En el barranco de los pájaros, la libertad enciende los versos del poeta. Espejo de sus ojos, la noche se llena de fugaces estrellas y de fuego. Rasgan los poemas el velo de los vientos, la ardiente rosa de las lágrimas, la herencia sórdida del agnosticismo. Llora el poeta la pérdida del mundo, al sentir sobre sus hombros y en las ramas del bosque duradero, el peso de una sola oscuridad.
Se le puebla, sin embargo, el pecho de amor y le arde la lengua como una hoguera de palabras. Siente Francisco Brines que se le desvanece la carne, contempla la caída de los días y se abraza a la ciudad para esperar la nada. Pero le golpea en la penumbra del olvido, la aldaba del amor oscuro. Brilla en el aire el oro suspendido. Llegan veloces y pausadas las velas lejanísimas y solo existe el mar, el cuerpo de una gloria azul e inacabable y aquel que la contempla con ojos escondidos y la mirada ardorosa: el muchacho, con un secreto amor también inacabable, herida aún sin cicatrizar.
Es el momento rosa de la tarde cayendo, la mirada del jardín nublado, la cama difunta que produce sueños. Quiere el poeta azotar a Dios con ráfagas de lluvia y posar en sus labios la tibieza del sol para enseñarle el beso. En el mustio vacío de la vida se vierte silenciosamente el frío clandestino mientras lucha el corazón con la ceniza, si Dios fuese posible. Queda solo el amor, escribe Francisco Brines, el de la penumbra de los padres y aquellos más oscuros que trajimos de países lejanos. Pero cae ya la luz envejecida y se detiene la noche, la lucha sorda de la luna, la transparente oscuridad del cielo, relámpago hostil de plata fría que trueca el cuerpo en pálido sudor.
El poeta se enfrenta entonces con el aliento de muerte poderoso. ¿Podrá aun llegar a ti, ancianísimo espíritu, antes de que obedezcas a la última ley prescrita hacia la nada? "¿Es que, acaso, estimáis que por creer en la inmortalidad os tendrá que ser dada? Es obra de la fe, del equívoco o de la desolación. Y si existe, no importa no haber creído en ella: respuestas ignorantes son todas las humanas si a la muerte interroga. Seguid con vuestros ritos fastuosos, ofrendas a los dioses, o grandes monumentos funerarios, las cálidas plegarias, vuestra esperanza ciega. O aceptad el vacío que vendrá, en donde ni siquiera soplará un viento estéril".

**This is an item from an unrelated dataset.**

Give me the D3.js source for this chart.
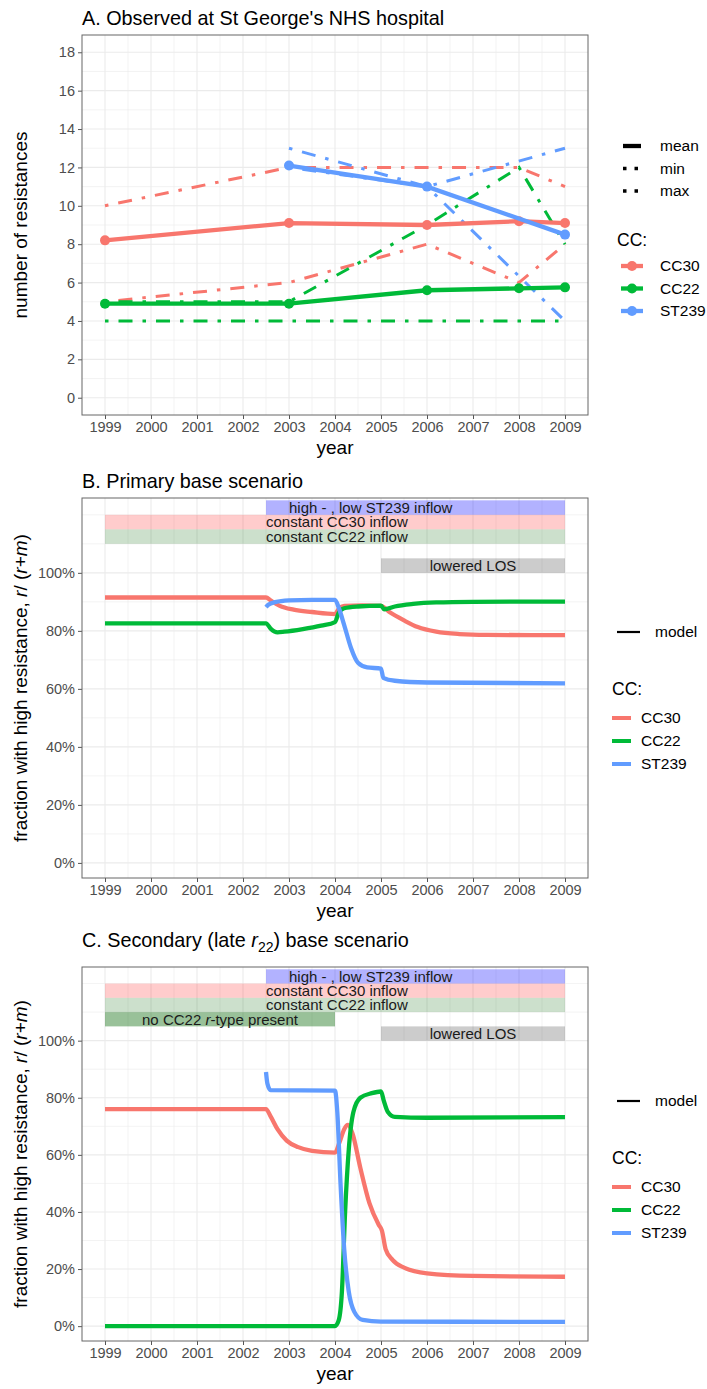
<!DOCTYPE html>
<html>
<head>
<meta charset="utf-8">
<script src="https://cdn.jsdelivr.net/npm/d3@7"></script>
<style>
  body { margin: 0; background: #fff; }
  text { font-family: "Liberation Sans", Arial, sans-serif; }
</style>
</head>
<body>
<div id="viz"></div>
<script>
// ---------- tick labels ----------
const yearTicks = [1999, 2000, 2001, 2002, 2003, 2004, 2005, 2006, 2007, 2008, 2009]
const countTicks = [0, 2, 4, 6, 8, 10, 12, 14, 16, 18]
const pctTicks = [0, 0.2, 0.4, 0.6, 0.8, 1.0]

const ccNames = ["CC30", "CC22", "ST239"]
const statNames = ["mean", "min", "max"]

// ---------- A. observed number of resistances ----------
const cc30Years = [1999, 2003, 2006, 2008, 2009]
const cc30Mean = [8.2, 9.1, 9.0, 9.2, 9.1]
const cc30Min = [5, 6, 8, 6, 8]
const cc30Max = [10, 12, 12, 12, 11]

const cc22Years = [1999, 2003, 2006, 2008, 2009]
const cc22Mean = [4.9, 4.9, 5.6, 5.7, 5.75]
const cc22Min = [4, 4, 4, 4, 4]
const cc22Max = [5, 5, 9, 12, 8]

const st239Years = [2003, 2006, 2009]
const st239Mean = [12.1, 11.0, 8.5]
const st239Min = [12, 11, 4]
const st239Max = [13, 11, 13]

// ---------- B. primary base scenario (model) ----------
const primaryCC30 = [[1999, 0.915], [2002.5, 0.915], [2002.6, 0.905], [2002.8, 0.886], [2003.1, 0.873],
  [2003.5, 0.865], [2004.0, 0.858], [2004.08, 0.875], [2004.2, 0.886], [2004.6, 0.888], [2005.0, 0.886],
  [2005.2, 0.863], [2005.5, 0.836], [2005.8, 0.813], [2006.2, 0.797], [2006.7, 0.789], [2007.3, 0.786], [2009, 0.785]]
const primaryCC22 = [[1999, 0.826], [2002.5, 0.826], [2002.6, 0.808], [2002.75, 0.795], [2002.9, 0.797],
  [2003.3, 0.806], [2003.7, 0.818], [2004.0, 0.830], [2004.08, 0.862], [2004.2, 0.878], [2004.5, 0.884],
  [2005.0, 0.887], [2005.07, 0.874], [2005.3, 0.884], [2005.7, 0.893], [2006.2, 0.898], [2007, 0.900], [2009, 0.901]]
const primaryST239 = [[2002.5, 0.882], [2002.55, 0.89], [2002.7, 0.899], [2003.0, 0.905], [2003.5, 0.907],
  [2004.0, 0.907], [2004.08, 0.88], [2004.2, 0.82], [2004.35, 0.74], [2004.5, 0.69], [2004.7, 0.674],
  [2005.0, 0.670], [2005.05, 0.638], [2005.3, 0.628], [2006, 0.622], [2009, 0.619]]

// ---------- C. secondary (late r22) base scenario (model) ----------
const secondaryCC30 = [[1999, 0.76], [2002.5, 0.76], [2002.6, 0.735], [2002.75, 0.69], [2002.95, 0.65],
  [2003.2, 0.627], [2003.5, 0.614], [2004.0, 0.608], [2004.1, 0.645], [2004.2, 0.69], [2004.28, 0.705],
  [2004.38, 0.675], [2004.55, 0.555], [2004.75, 0.43], [2004.95, 0.355], [2005.02, 0.335], [2005.1, 0.27],
  [2005.25, 0.232], [2005.5, 0.205], [2006.0, 0.185], [2007.0, 0.176], [2009, 0.173]]
const secondaryCC22 = [[1999, 0.0], [2004.0, 0.0], [2004.08, 0.02], [2004.15, 0.12], [2004.22, 0.4],
  [2004.3, 0.62], [2004.4, 0.75], [2004.55, 0.8], [2004.8, 0.816], [2005.0, 0.822], [2005.06, 0.79],
  [2005.15, 0.75], [2005.3, 0.733], [2006, 0.73], [2009, 0.732]]
const secondaryST239 = [[2002.5, 0.89], [2002.53, 0.85], [2002.6, 0.827], [2004.0, 0.825], [2004.05, 0.75],
  [2004.12, 0.5], [2004.2, 0.27], [2004.3, 0.12], [2004.42, 0.05], [2004.6, 0.022], [2005.0, 0.016], [2009, 0.015]]

// ---------- scenario bands (years, fraction) ----------
const bandText = ["high - , low ST239 inflow", "constant CC30 inflow", "constant CC22 inflow",
  "no CC22 r-type present", "lowered LOS"]
const bandFrom = [2002.5, 1999, 1999, 1999, 2005]
const bandTo = [2009, 2009, 2009, 2004, 2009]
const bandLow = [1.20, 1.15, 1.10, 1.05, 1.00]
const bandHigh = [1.25, 1.20, 1.15, 1.10, 1.05]
const bandLabelAt = [2003, 2002.5, 2002.5, 2001.5, 2007]

// ---------- styles ----------
const ccColors = ["#F8766D", "#00BA38", "#619CFF"]
const bandFill = ["rgba(0,0,255,0.3)", "rgba(255,0,0,0.2)", "rgba(0,100,0,0.2)", "rgba(0,100,0,0.4)", "rgba(0,0,0,0.2)"]
const bandAnchor = ["start", "start", "start", "middle", "middle"]
const dotdash = "3.5,10,14,10"

const width = 707
const height = 1389

const svg = d3.select("#viz").append("svg")
    .attr("width", width)
    .attr("height", height)

svg.append("rect").attr("width", width).attr("height", height).attr("fill", "#fff")

const x = d3.scaleLinear().domain([1998.5, 2009.5]).range([82, 588])
const xMinor = yearTicks.slice(0, -1).map(d => d + 0.5)

const yA = d3.scaleLinear().domain([-0.9, 18.9]).range([415, 35])
const yB = d3.scaleLinear().domain([-0.052, 1.258]).range([878, 498])
const yC = d3.scaleLinear().domain([-0.052, 1.258]).range([1341, 967])

const countMinor = [1, 3, 5, 7, 9, 11, 13, 15, 17]
const pctMinor = [0.1, 0.3, 0.5, 0.7, 0.9, 1.1, 1.2]

// grid and axes of one panel
function drawFrame(y, yTicks, yMinor, yFormat) {
    const [bottom, top] = y.range()
    const g = svg.append("g")

    g.selectAll("line.vmin").data(xMinor).join("line").attr("class", "vmin")
        .attr("x1", d => x(d)).attr("x2", d => x(d)).attr("y1", top).attr("y2", bottom)
        .attr("stroke", "#EBEBEB").attr("stroke-width", 0.6)
    g.selectAll("line.hmin").data(yMinor).join("line").attr("class", "hmin")
        .attr("x1", 82).attr("x2", 588).attr("y1", d => y(d)).attr("y2", d => y(d))
        .attr("stroke", "#EBEBEB").attr("stroke-width", 0.6)
    g.selectAll("line.vmaj").data(yearTicks).join("line").attr("class", "vmaj")
        .attr("x1", d => x(d)).attr("x2", d => x(d)).attr("y1", top).attr("y2", bottom)
        .attr("stroke", "#EBEBEB").attr("stroke-width", 1.1)
    g.selectAll("line.hmaj").data(yTicks).join("line").attr("class", "hmaj")
        .attr("x1", 82).attr("x2", 588).attr("y1", d => y(d)).attr("y2", d => y(d))
        .attr("stroke", "#EBEBEB").attr("stroke-width", 1.1)

    const xAxis = svg.append("g").attr("transform", `translate(0,${bottom})`)
        .call(d3.axisBottom(x).tickValues(yearTicks).tickFormat(d3.format("d")).tickSize(4).tickPadding(3))
    const yAxis = svg.append("g").attr("transform", "translate(82,0)")
        .call(d3.axisLeft(y).tickValues(yTicks).tickFormat(yFormat).tickSize(4).tickPadding(3))
    for (const ax of [xAxis, yAxis]) {
        ax.attr("font-family", null).attr("font-size", null)
        ax.select(".domain").remove()
        ax.selectAll(".tick line").attr("stroke", "#555")
        ax.selectAll(".tick text").attr("fill", "#4D4D4D").style("font-size", "14.5px")
    }
    return g
}

function drawBorder(y) {
    const [bottom, top] = y.range()
    svg.append("rect").attr("x", 82).attr("y", top).attr("width", 506).attr("height", bottom - top)
        .attr("fill", "none").attr("stroke", "#666").attr("stroke-width", 1)
}

function title(yPos, txt) {
    return svg.append("text").attr("x", 82).attr("y", yPos)
        .style("font-size", "19.8px").attr("fill", "#000").text(txt)
}

function xTitle(y) {
    svg.append("text").attr("x", 335).attr("y", y.range()[0] + 39)
        .attr("text-anchor", "middle").style("font-size", "19px").text("year")
}

// ================= Panel A =================
title(24.5, "A. Observed at St George's NHS hospital")
drawFrame(yA, countTicks, countMinor, d3.format("d"))

const obs = [
    { years: cc30Years, mean: cc30Mean, min: cc30Min, max: cc30Max },
    { years: cc22Years, mean: cc22Mean, min: cc22Min, max: cc22Max },
    { years: st239Years, mean: st239Mean, min: st239Min, max: st239Max }
]
const lineA = d3.line().x(d => x(d[0])).y(d => yA(d[1]))

const gA = svg.append("g")
obs.forEach((o, i) => {
    for (const s of ["max", "min"]) {
        gA.append("path").datum(d3.zip(o.years, o[s]))
            .attr("d", lineA).attr("fill", "none")
            .attr("stroke", ccColors[i]).attr("stroke-width", 3)
            .attr("stroke-dasharray", dotdash)
    }
})
obs.forEach((o, i) => {
    gA.append("path").datum(d3.zip(o.years, o.mean))
        .attr("d", lineA).attr("fill", "none")
        .attr("stroke", ccColors[i]).attr("stroke-width", 4.3)
    gA.selectAll(null).data(d3.zip(o.years, o.mean)).join("circle")
        .attr("cx", d => x(d[0])).attr("cy", d => yA(d[1])).attr("r", 5)
        .attr("fill", ccColors[i])
})
drawBorder(yA)

svg.append("text").attr("transform", "translate(27,225) rotate(-90)")
    .attr("text-anchor", "middle").style("font-size", "19px").text("number of resistances")
xTitle(yA)

// legend A
const legA = svg.append("g")
legA.selectAll("line.stat").data(statNames).join("line").attr("class", "stat")
    .attr("x1", 623).attr("x2", 641)
    .attr("y1", (d, i) => 146 + i * 22.5).attr("y2", (d, i) => 146 + i * 22.5)
    .attr("stroke", "#000").attr("stroke-width", (d, i) => i === 0 ? 4.3 : 3.5)
    .attr("stroke-dasharray", (d, i) => i === 0 ? null : "3.5,8,3.5,20")
legA.selectAll("text.stat").data(statNames).join("text").attr("class", "stat")
    .attr("x", 660).attr("y", (d, i) => 146 + i * 22.5).attr("dy", "0.35em")
    .style("font-size", "15.5px").text(d => d)
legA.append("text").attr("x", 617).attr("y", 246).style("font-size", "17.5px").text("CC:")
legA.selectAll("line.cc").data(ccNames).join("line").attr("class", "cc")
    .attr("x1", 621).attr("x2", 643)
    .attr("y1", (d, i) => 266 + i * 22.5).attr("y2", (d, i) => 266 + i * 22.5)
    .attr("stroke", (d, i) => ccColors[i]).attr("stroke-width", 4.3)
legA.selectAll("circle").data(ccNames).join("circle")
    .attr("cx", 632).attr("cy", (d, i) => 266 + i * 22.5).attr("r", 5)
    .attr("fill", (d, i) => ccColors[i])
legA.selectAll("text.cc").data(ccNames).join("text").attr("class", "cc")
    .attr("x", 660).attr("y", (d, i) => 266 + i * 22.5).attr("dy", "0.35em")
    .style("font-size", "15.5px").text(d => d)

// ================= Panels B and C =================
function drawBands(y, idx) {
    const g = svg.append("g")
    g.selectAll("rect").data(idx).join("rect")
        .attr("x", i => x(bandFrom[i])).attr("width", i => x(bandTo[i]) - x(bandFrom[i]))
        .attr("y", i => y(bandHigh[i])).attr("height", i => y(bandLow[i]) - y(bandHigh[i]))
        .attr("fill", i => bandFill[i])
    g.selectAll("text").data(idx).join("text")
        .attr("x", i => x(bandLabelAt[i]))
        .attr("y", i => y((bandLow[i] + bandHigh[i]) / 2)).attr("dy", "0.36em")
        .attr("text-anchor", i => bandAnchor[i])
        .style("font-size", "15px").attr("fill", "#1a1a1a")
        .each(function (i) {
            const t = d3.select(this)
            if (i === 3) {
                t.append("tspan").text("no CC22 ")
                t.append("tspan").style("font-style", "italic").text("r")
                t.append("tspan").text("-type present")
            } else {
                t.text(bandText[i])
            }
        })
}

function yPctTitle(y) {
    const [bottom, top] = y.range()
    const t = svg.append("text")
        .attr("transform", `translate(27,${(bottom + top) / 2}) rotate(-90)`)
        .attr("text-anchor", "middle").style("font-size", "19px")
    t.append("tspan").text("fraction with high resistance, ")
    t.append("tspan").style("font-style", "italic").text("r")
    t.append("tspan").text("/ (")
    t.append("tspan").style("font-style", "italic").text("r")
    t.append("tspan").text("+")
    t.append("tspan").style("font-style", "italic").text("m")
    t.append("tspan").text(")")
}

function drawModel(y, series) {
    const line = d3.line().x(d => x(d[0])).y(d => y(d[1])).curve(d3.curveMonotoneX)
    svg.append("g").selectAll("path").data(series).join("path")
        .attr("d", line).attr("fill", "none")
        .attr("stroke", (d, i) => ccColors[i]).attr("stroke-width", 4.3)
}

function modelLegend(top) {
    const g = svg.append("g")
    g.append("line").attr("x1", 617).attr("x2", 640).attr("y1", top + 134).attr("y2", top + 134)
        .attr("stroke", "#000").attr("stroke-width", 2.2)
    g.append("text").attr("x", 655).attr("y", top + 134).attr("dy", "0.35em")
        .style("font-size", "15.5px").text("model")
    g.append("text").attr("x", 612).attr("y", top + 197).style("font-size", "17.5px").text("CC:")
    g.selectAll("line.cc").data(ccNames).join("line").attr("class", "cc")
        .attr("x1", 612).attr("x2", 631)
        .attr("y1", (d, i) => top + 220 + i * 23).attr("y2", (d, i) => top + 220 + i * 23)
        .attr("stroke", (d, i) => ccColors[i]).attr("stroke-width", 4)
    g.selectAll("text.cc").data(ccNames).join("text").attr("class", "cc")
        .attr("x", 641).attr("y", (d, i) => top + 220 + i * 23).attr("dy", "0.35em")
        .style("font-size", "15.5px").text(d => d)
}

// Panel B
title(487.5, "B. Primary base scenario")
drawFrame(yB, pctTicks, pctMinor, d3.format(".0%"))
drawBands(yB, [0, 1, 2, 4])
drawModel(yB, [primaryCC30, primaryCC22, primaryST239])
drawBorder(yB)
yPctTitle(yB)
xTitle(yB)
modelLegend(498)

// Panel C
const tC = title(947, "C. Secondary (late ")
tC.append("tspan").style("font-style", "italic").text("r")
tC.append("tspan").attr("dy", 5).style("font-size", "14px").text("22")
tC.append("tspan").attr("dy", -5).text(") base scenario")
drawFrame(yC, pctTicks, pctMinor, d3.format(".0%"))
drawBands(yC, [0, 1, 2, 3, 4])
drawModel(yC, [secondaryCC30, secondaryCC22, secondaryST239])
drawBorder(yC)
yPctTitle(yC)
xTitle(yC)
modelLegend(967)
</script>
</body>
</html>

Le devora al poeta la rosa negra y solitaria de la existencia que se extingue, secreto esplendor que todavía no es ceniza. Ante la oscura penumbra del más allá recuerda cómo le gustaría verle sentado ahí, apoyado en el tronco de ese pino, al muchacho, como en los viejos días ya perdidos, sintiendo que los cantos de los pájaros altos cubrían su cabeza, bajando del azul, de rama en rama, de árbol en árbol, de nube en nube, para ver sus ojos negros brillando en el pensamiento y sus manos llenas del oro de luz de las mañanas.
Juan Carlos Abril ha puesto prólogo certero a Jardín nublado, la impecable antología de Francisco Brines publicada por La cruz del sur. “El éxtasis de los sentidos -escribe- es un lugar cercano a la muerte. Porque deseo y muerte -perlas cultivadas en un huerto secreto, en el misterio del hombre- se hallan unidos en nuestras pulsiones erotanáticas y porque en esa comunión de deseo y de muerte se encuentra un éxtasis que en Francisco Brines es altamente material, nada místico”.
Reposa, en fin, el huerto anclado en el otoño. Se borra el oro decaído del cabello. Fatigan al poeta los huéspedes extraños. Es todavía el calor de la ceniza humana, próxima la muerte cuando sabe ahora más que nunca que es hermoso vivir enamorado de las antiguas tristezas. “No hay Dios -escribe- ni para él ni para mí... Voy llegando al final. Ciega mis ojos un desolado azul iluminado”. Hubo amor en el rincón florido del jardín clausurado. Pero llega, sorda y fría, la ausente luz final, la hueca luz con su negro aletazo.